My visit coincides with the most exciting time of the year: hatching season. One chick has cracked its shell already and as I enter the visitor centre an excitable crowd is gathered around a live video feed hoping to catch sight of the next one entering the world. The footage from the nest is captivating, an avian Big Brother but with far better characters. The ospreys themselves are a commanding presence and I get an insight into why it is they so possess the human imagination. Each is an iconic thing to see, like wildness distilled. Large and powerful, its deep brown and white plumage resolves into a trademark swipe across the face, as though it’s wearing a Lone Ranger mask. Then there’s the piercing lemon eyes, the black curved beak and those razor sharp, needle-point talons that make the feat of plucking a trout out of the water at high speed look like the most natural thing in the world.
Today the nest cam is also a window into quite the domestic scene with female and male sharing the limelight. Watching the mother, named “KL”, feed her chick small shreds from a decapitated trout is a strangely tender scene. Her mate, unceremoniously titled “Unringed” because of his lack of a monitoring band, conducts poor attempts at tidying, injecting an unwitting touch of humour.
He’s doing a bad job of moving the sticks around – poking mother and chick – but his dangerous attempt at DIY doesn’t last long; KL quickly snaps him back into line. Cue much giggling from the gathered throng of twitchers.
In fact, the atmosphere around the monitor crackles like Christmas Eve. Visitor and volunteer alike are aware that they are witnessing a special time. This is conservation in action. And later when Nathan confides that he’s witnessed grown men cry at the sight of the bird it’s easy to believe him. From persecuted to protected, it’s truly heartening to see a project like this working so successfully, seizing the hearts and imaginations of a crowd that ranges from 7 to 70.

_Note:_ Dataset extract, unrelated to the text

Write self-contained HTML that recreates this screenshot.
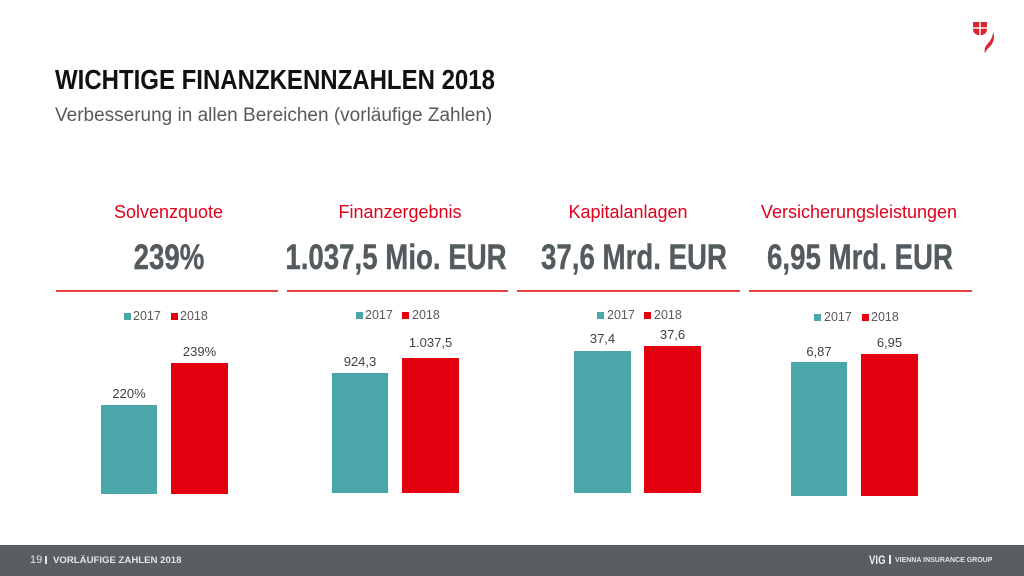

After a while, I strike out into Whinlatter to see the forest proper. Of the eight available, Nathan has recommended the “Seat How Summit Trail”, one that he advises is three hours at a leisurely pace, although he assures me I can do it in less. A quick cut through the excited children in the Go Ape area and I’m suddenly, blissfully alone in the woods. The trail runs up through glistening moss-lined wooded avenues that call to mind the elven forests of Lord Of The Rings. After half an hour, I push my way through to the top of an incline and stop to admire the windswept view over Whinlatter Pass, an old Roman road. Catching my breath, drinking in the cool air, the silence is broken suddenly by noises from further up the trail and I realise I must have wandered onto one of the mountain’s many bike tracks. Biking is the other big draw here and from my somewhat unauthorised preview of one of the courses, it looks like a sublime location. Darting out the way, I cut back through the trees and join the footpath, tracing my way up the edge of the forest towards Ullister Hill along a path perfumed by glistening spruce tips and sound-tracked by the high-pitched chatter of common crossbills - another big tick for birders. The top of the next hill is like the Caledonian Forest - covered with scrub layer of heather, ling and ripening bilberries. I take a seat and am afforded magnificent views east towards Cockermouth and the old industrial heartland of the Derwent Estuary. A pause for a restorative slice of sticky ginger cake, bought at the visitor centre café, and I’m back on my feet, content in the knowledge it’s mostly downhill from here.
Passing through a wider clearing, a remnant of the forest’s timber-felling past, there is an unmistakable sound – cuck-oo, cuck-oo, cuck-oo. Consistently ranked among the best-loved British birds, the cuckoo has been in sad decline since the 1980s with over 65% species loss. Worse still, no one knows exactly why, although it doesn’t take a climate scientist to make an educated guess. I can’t remember the last time I heard one, which makes today’s encounter even more poignant. For a full ten minutes I’m rooted to the spot, binoculars out, trying to catch a glimpse. I can’t see him yet his calls taunt me from the coniferous cover. I walk a hundred metres or so and there he is again, this time right on top of me. I clearly see the dark bars across his breast just before he takes flight and vanishes over the horizon. Silence returns to the clearing and I start to make my own way down, before a sign offers a quick detour to the Seat How summit.